- **Data shown**:
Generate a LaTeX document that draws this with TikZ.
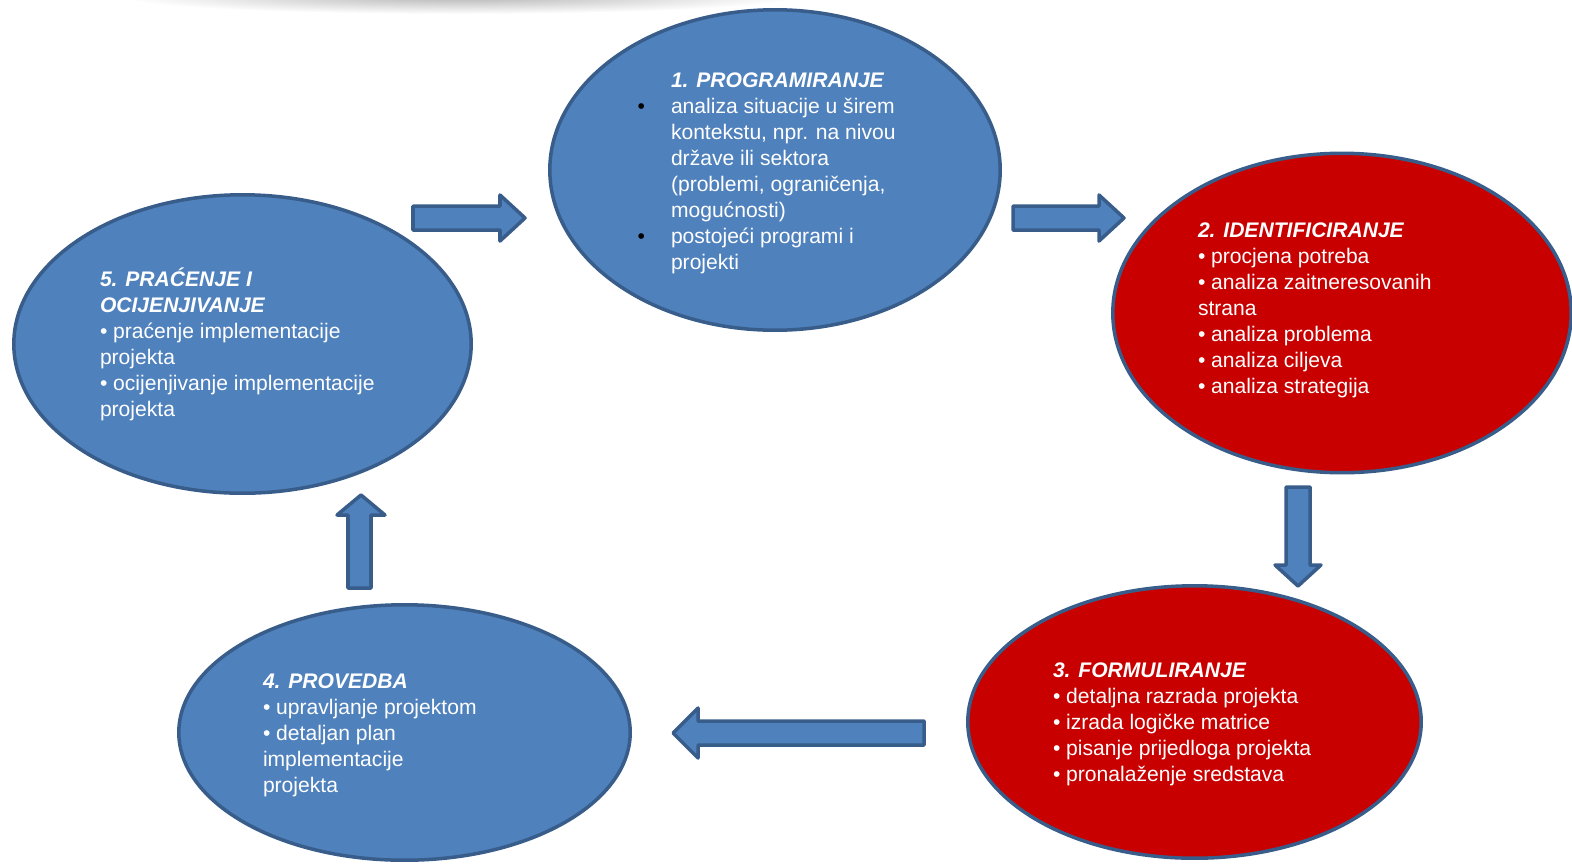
\documentclass[tikz,border=0pt]{standalone}
\usepackage{fontspec}
\setmainfont{Liberation Sans}
\usetikzlibrary{shapes.geometric}
\definecolor{cycleblue}{RGB}{79,129,189}
\definecolor{cycleborder}{RGB}{56,93,138}
\definecolor{cyclered}{RGB}{200,0,0}
\newcommand{\blackbullet}{\llap{\textcolor{black}{•}\hspace{0.52cm}}}
\begin{document}
\begin{tikzpicture}[x=0.02cm, y=-0.02cm,
  every node/.style={inner sep=0pt, outer sep=0pt},
  phase/.style={ellipse, draw=cycleborder, line width=2pt},
  phasetext/.style={anchor=north west, text=white, align=left, font=\fontsize{12}{14.8}\selectfont},
  blockarrow/.style={draw=cycleborder, fill=cycleblue, line width=2pt, line join=round}]
\useasboundingbox (0,0) rectangle (1572,863);

% Shadow along the top edge
\begin{scope}
\clip (0,0) rectangle (1572,863);
\shade[inner color=black!30, outer color=white] (460,-4) ellipse [x radius=340, y radius=18];
\end{scope}

% Phase ellipses
\node[phase, fill=cycleblue, minimum width=9.01cm, minimum height=6.41cm] (prog) at (775,170) {};
\node[phase, fill=cyclered, minimum width=9.17cm, minimum height=6.39cm] (ident) at (1342,313) {};
\node[phase, fill=cyclered, minimum width=9.07cm, minimum height=5.45cm] (form) at (1194.5,722) {};
\node[phase, fill=cycleblue, minimum width=9.03cm, minimum height=5.11cm] (prov) at (404.5,732.5) {};
\node[phase, fill=cycleblue, minimum width=9.15cm, minimum height=5.97cm] (prac) at (242.5,344) {};

% Texts in the ellipses
\node[phasetext] (progtext) at (671,69) {\strut\textbf{\textit{1. PROGRAMIRANJE}}\\
  \blackbullet analiza situacije u širem\\
  kontekstu, npr. na nivou\\
  države ili sektora\\
  (problemi, ograničenja,\\
  mogućnosti)\\
  \blackbullet postojeći programi i\\
  projekti};
\node[phasetext] (identtext) at (1198,219) {\strut\textbf{\textit{2. IDENTIFICIRANJE}}\\
  • procjena potreba\\
  • analiza zaitneresovanih\\
  strana\\
  • analiza problema\\
  • analiza ciljeva\\
  • analiza strategija};
\node[phasetext] (formtext) at (1053,659) {\strut\textbf{\textit{3. FORMULIRANJE}}\\
  • detaljna razrada projekta\\
  • izrada logičke matrice\\
  • pisanje prijedloga projekta\\
  • pronalaženje sredstava};
\node[phasetext] (provtext) at (263,670) {\strut\textbf{\textit{4. PROVEDBA}}\\
  • upravljanje projektom\\
  • detaljan plan\\
  implementacije\\
  projekta};
\node[phasetext] (practext) at (100,268) {\strut\textbf{\textit{5. PRAĆENJE I}}\\
  \textbf{\textit{OCIJENJIVANJE}}\\
  • praćenje implementacije\\
  projekta\\
  • ocijenjivanje implementacije\\
  projekta};

% Block arrows between the phases
\draw[blockarrow] (413,206) -- (500,206) -- (500,195) -- (525,218) -- (500,241) -- (500,230) -- (413,230) -- cycle;
\draw[blockarrow] (1013,206) -- (1099,206) -- (1099,195) -- (1124,218) -- (1099,241) -- (1099,230) -- (1013,230) -- cycle;
\draw[blockarrow] (1286,487) -- (1310,487) -- (1310,565) -- (1321,565) -- (1298,586) -- (1275,565) -- (1286,565) -- cycle;
\draw[blockarrow] (924,721) -- (698,721) -- (698,708) -- (673,733) -- (698,758) -- (698,745) -- (924,745) -- cycle;
\draw[blockarrow] (348,588) -- (348,515) -- (337,515) -- (361,495) -- (385,515) -- (371,515) -- (371,588) -- cycle;
\end{tikzpicture}
\end{document}
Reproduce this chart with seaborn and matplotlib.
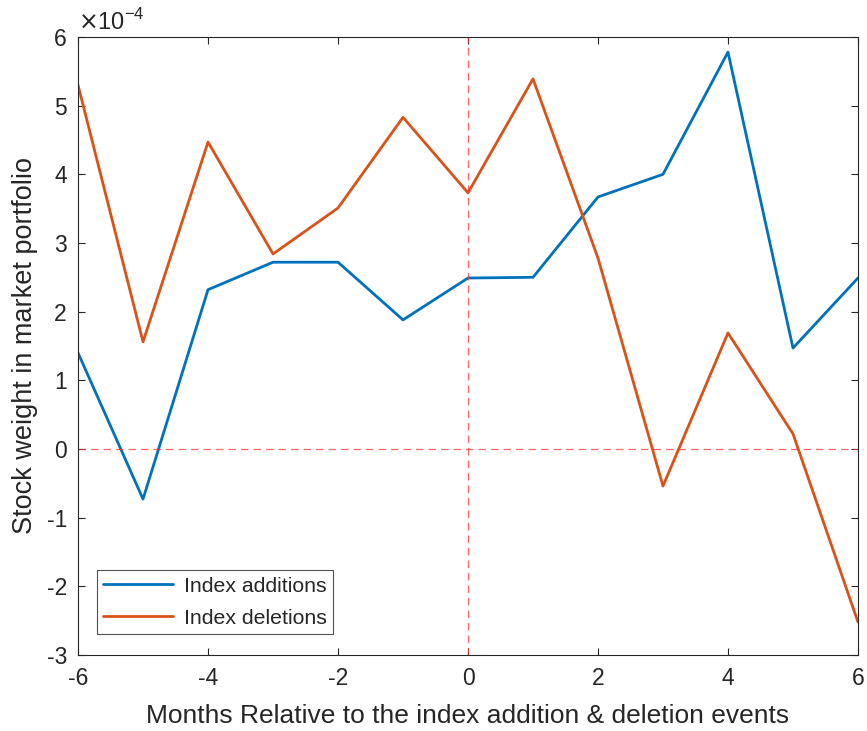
import numpy as np
import pandas as pd
import matplotlib
matplotlib.use('Agg')
import matplotlib.pyplot as plt
import seaborn as sns

# Datos (unidades de 1e-4)
meses = [-6, -5, -4, -3, -2, -1, 0, 1, 2, 3, 4, 5, 6]
altas = [1.40, -0.73, 2.32, 2.72, 2.72, 1.88, 2.49, 2.50, 3.67, 4.00, 5.78, 1.47, 2.49]
bajas = [5.30, 1.56, 4.47, 2.84, 3.51, 4.83, 3.73, 5.39, 2.78, -0.54, 1.69, 0.22, -2.52]
series = ['Index additions', 'Index deletions']
colores = ['#0072BD', '#D95319']

df = pd.DataFrame({
    'Mes': meses * 2,
    'Peso': np.array(altas + bajas) * 1e-4,
    'Serie': [series[0]] * len(meses) + [series[1]] * len(meses),
})

sns.set_theme(style="white")
plt.rcParams.update({
    'font.family': ['Liberation Sans', 'DejaVu Sans'],
    'axes.unicode_minus': False,
    'xtick.direction': 'in',
    'ytick.direction': 'in',
    'axes.edgecolor': '#262626',
    'axes.linewidth': 0.8,
})

fig = plt.figure(figsize=(8.67, 7.31), dpi=100)
ax = fig.add_axes([0.09, 0.104, 0.8996, 0.8454])

sns.lineplot(data=df, x='Mes', y='Peso', hue='Serie', palette=colores,
             linewidth=2, ax=ax, legend=True)

ax.axhline(0, color='#FF3333', linestyle=(0, (6, 4)), linewidth=0.9, alpha=0.75)
ax.axvline(0, color='#FF3333', linestyle=(0, (6, 4)), linewidth=0.9, alpha=0.75)

ax.set_xlim(-6, 6)
ax.set_ylim(-3e-4, 6e-4)
ax.set_xticks(range(-6, 7, 2))
ax.set_yticks(np.arange(-3, 7) * 1e-4)
ax.set_yticklabels([str(v) for v in range(-3, 7)])
ax.tick_params(axis='both', labelsize=16.5, colors='#262626', length=5, width=0.8,
               top=True, right=True, bottom=True, left=True)
ax.tick_params(axis='x', pad=9)
ax.tick_params(axis='y', pad=8)
ax.text(0.0, 1.004, r'$\times$10$^{\mathregular{-4}}$', transform=ax.transAxes,
        fontsize=17, color='#262626', ha='left', va='bottom')

ax.set_xlabel('Months Relative to the index addition & deletion events', fontsize=19, color='#262626', labelpad=10)
ax.set_ylabel('Stock weight in market portfolio', fontsize=19.5, color='#262626', labelpad=6)

leg = ax.legend(loc='lower left', bbox_to_anchor=(0.024, 0.034), fontsize=15.3,
                frameon=True, fancybox=False, edgecolor='#262626', handlelength=3.3,
                borderpad=0.3, labelspacing=0.6, handletextpad=0.5, borderaxespad=0)
leg.get_frame().set_linewidth(0.8)

for s in ax.spines.values():
    s.set_visible(True)

fig.savefig('out.png', dpi=100)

- **Exercise aim**: Skipping the pictures, transcribe each line above exactly as it appears.

- **Written solution**:
Generate a LaTeX document that draws this with TikZ.
\documentclass[tikz,border=0pt]{standalone}
\usepackage{fontspec}
\setmainfont{Liberation Sans}
\usetikzlibrary{shapes.geometric}
\definecolor{cycleblue}{RGB}{79,129,189}
\definecolor{cycleborder}{RGB}{56,93,138}
\definecolor{cyclered}{RGB}{200,0,0}
\newcommand{\blackbullet}{\llap{\textcolor{black}{•}\hspace{0.52cm}}}
\begin{document}
\begin{tikzpicture}[x=0.02cm, y=-0.02cm,
  every node/.style={inner sep=0pt, outer sep=0pt},
  phase/.style={ellipse, draw=cycleborder, line width=2pt},
  phasetext/.style={anchor=north west, text=white, align=left, font=\fontsize{12}{14.8}\selectfont},
  blockarrow/.style={draw=cycleborder, fill=cycleblue, line width=2pt, line join=round}]
\useasboundingbox (0,0) rectangle (1572,863);

% Shadow along the top edge
\begin{scope}
\clip (0,0) rectangle (1572,863);
\shade[inner color=black!30, outer color=white] (460,-4) ellipse [x radius=340, y radius=18];
\end{scope}

% Phase ellipses
\node[phase, fill=cycleblue, minimum width=9.01cm, minimum height=6.41cm] (prog) at (775,170) {};
\node[phase, fill=cyclered, minimum width=9.17cm, minimum height=6.39cm] (ident) at (1342,313) {};
\node[phase, fill=cyclered, minimum width=9.07cm, minimum height=5.45cm] (form) at (1194.5,722) {};
\node[phase, fill=cycleblue, minimum width=9.03cm, minimum height=5.11cm] (prov) at (404.5,732.5) {};
\node[phase, fill=cycleblue, minimum width=9.15cm, minimum height=5.97cm] (prac) at (242.5,344) {};

% Texts in the ellipses
\node[phasetext] (progtext) at (671,69) {\strut\textbf{\textit{1. PROGRAMIRANJE}}\\
  \blackbullet analiza situacije u širem\\
  kontekstu, npr. na nivou\\
  države ili sektora\\
  (problemi, ograničenja,\\
  mogućnosti)\\
  \blackbullet postojeći programi i\\
  projekti};
\node[phasetext] (identtext) at (1198,219) {\strut\textbf{\textit{2. IDENTIFICIRANJE}}\\
  • procjena potreba\\
  • analiza zaitneresovanih\\
  strana\\
  • analiza problema\\
  • analiza ciljeva\\
  • analiza strategija};
\node[phasetext] (formtext) at (1053,659) {\strut\textbf{\textit{3. FORMULIRANJE}}\\
  • detaljna razrada projekta\\
  • izrada logičke matrice\\
  • pisanje prijedloga projekta\\
  • pronalaženje sredstava};
\node[phasetext] (provtext) at (263,670) {\strut\textbf{\textit{4. PROVEDBA}}\\
  • upravljanje projektom\\
  • detaljan plan\\
  implementacije\\
  projekta};
\node[phasetext] (practext) at (100,268) {\strut\textbf{\textit{5. PRAĆENJE I}}\\
  \textbf{\textit{OCIJENJIVANJE}}\\
  • praćenje implementacije\\
  projekta\\
  • ocijenjivanje implementacije\\
  projekta};

% Block arrows between the phases
\draw[blockarrow] (413,206) -- (500,206) -- (500,195) -- (525,218) -- (500,241) -- (500,230) -- (413,230) -- cycle;
\draw[blockarrow] (1013,206) -- (1099,206) -- (1099,195) -- (1124,218) -- (1099,241) -- (1099,230) -- (1013,230) -- cycle;
\draw[blockarrow] (1286,487) -- (1310,487) -- (1310,565) -- (1321,565) -- (1298,586) -- (1275,565) -- (1286,565) -- cycle;
\draw[blockarrow] (924,721) -- (698,721) -- (698,708) -- (673,733) -- (698,758) -- (698,745) -- (924,745) -- cycle;
\draw[blockarrow] (348,588) -- (348,515) -- (337,515) -- (361,495) -- (385,515) -- (371,515) -- (371,588) -- cycle;
\end{tikzpicture}
\end{document}
Reproduce this chart with seaborn and matplotlib.
import numpy as np
import pandas as pd
import matplotlib
matplotlib.use('Agg')
import matplotlib.pyplot as plt
import seaborn as sns

# Datos (unidades de 1e-4)
meses = [-6, -5, -4, -3, -2, -1, 0, 1, 2, 3, 4, 5, 6]
altas = [1.40, -0.73, 2.32, 2.72, 2.72, 1.88, 2.49, 2.50, 3.67, 4.00, 5.78, 1.47, 2.49]
bajas = [5.30, 1.56, 4.47, 2.84, 3.51, 4.83, 3.73, 5.39, 2.78, -0.54, 1.69, 0.22, -2.52]
series = ['Index additions', 'Index deletions']
colores = ['#0072BD', '#D95319']

df = pd.DataFrame({
    'Mes': meses * 2,
    'Peso': np.array(altas + bajas) * 1e-4,
    'Serie': [series[0]] * len(meses) + [series[1]] * len(meses),
})

sns.set_theme(style="white")
plt.rcParams.update({
    'font.family': ['Liberation Sans', 'DejaVu Sans'],
    'axes.unicode_minus': False,
    'xtick.direction': 'in',
    'ytick.direction': 'in',
    'axes.edgecolor': '#262626',
    'axes.linewidth': 0.8,
})

fig = plt.figure(figsize=(8.67, 7.31), dpi=100)
ax = fig.add_axes([0.09, 0.104, 0.8996, 0.8454])

sns.lineplot(data=df, x='Mes', y='Peso', hue='Serie', palette=colores,
             linewidth=2, ax=ax, legend=True)

ax.axhline(0, color='#FF3333', linestyle=(0, (6, 4)), linewidth=0.9, alpha=0.75)
ax.axvline(0, color='#FF3333', linestyle=(0, (6, 4)), linewidth=0.9, alpha=0.75)

ax.set_xlim(-6, 6)
ax.set_ylim(-3e-4, 6e-4)
ax.set_xticks(range(-6, 7, 2))
ax.set_yticks(np.arange(-3, 7) * 1e-4)
ax.set_yticklabels([str(v) for v in range(-3, 7)])
ax.tick_params(axis='both', labelsize=16.5, colors='#262626', length=5, width=0.8,
               top=True, right=True, bottom=True, left=True)
ax.tick_params(axis='x', pad=9)
ax.tick_params(axis='y', pad=8)
ax.text(0.0, 1.004, r'$\times$10$^{\mathregular{-4}}$', transform=ax.transAxes,
        fontsize=17, color='#262626', ha='left', va='bottom')

ax.set_xlabel('Months Relative to the index addition & deletion events', fontsize=19, color='#262626', labelpad=10)
ax.set_ylabel('Stock weight in market portfolio', fontsize=19.5, color='#262626', labelpad=6)

leg = ax.legend(loc='lower left', bbox_to_anchor=(0.024, 0.034), fontsize=15.3,
                frameon=True, fancybox=False, edgecolor='#262626', handlelength=3.3,
                borderpad=0.3, labelspacing=0.6, handletextpad=0.5, borderaxespad=0)
leg.get_frame().set_linewidth(0.8)

for s in ax.spines.values():
    s.set_visible(True)

fig.savefig('out.png', dpi=100)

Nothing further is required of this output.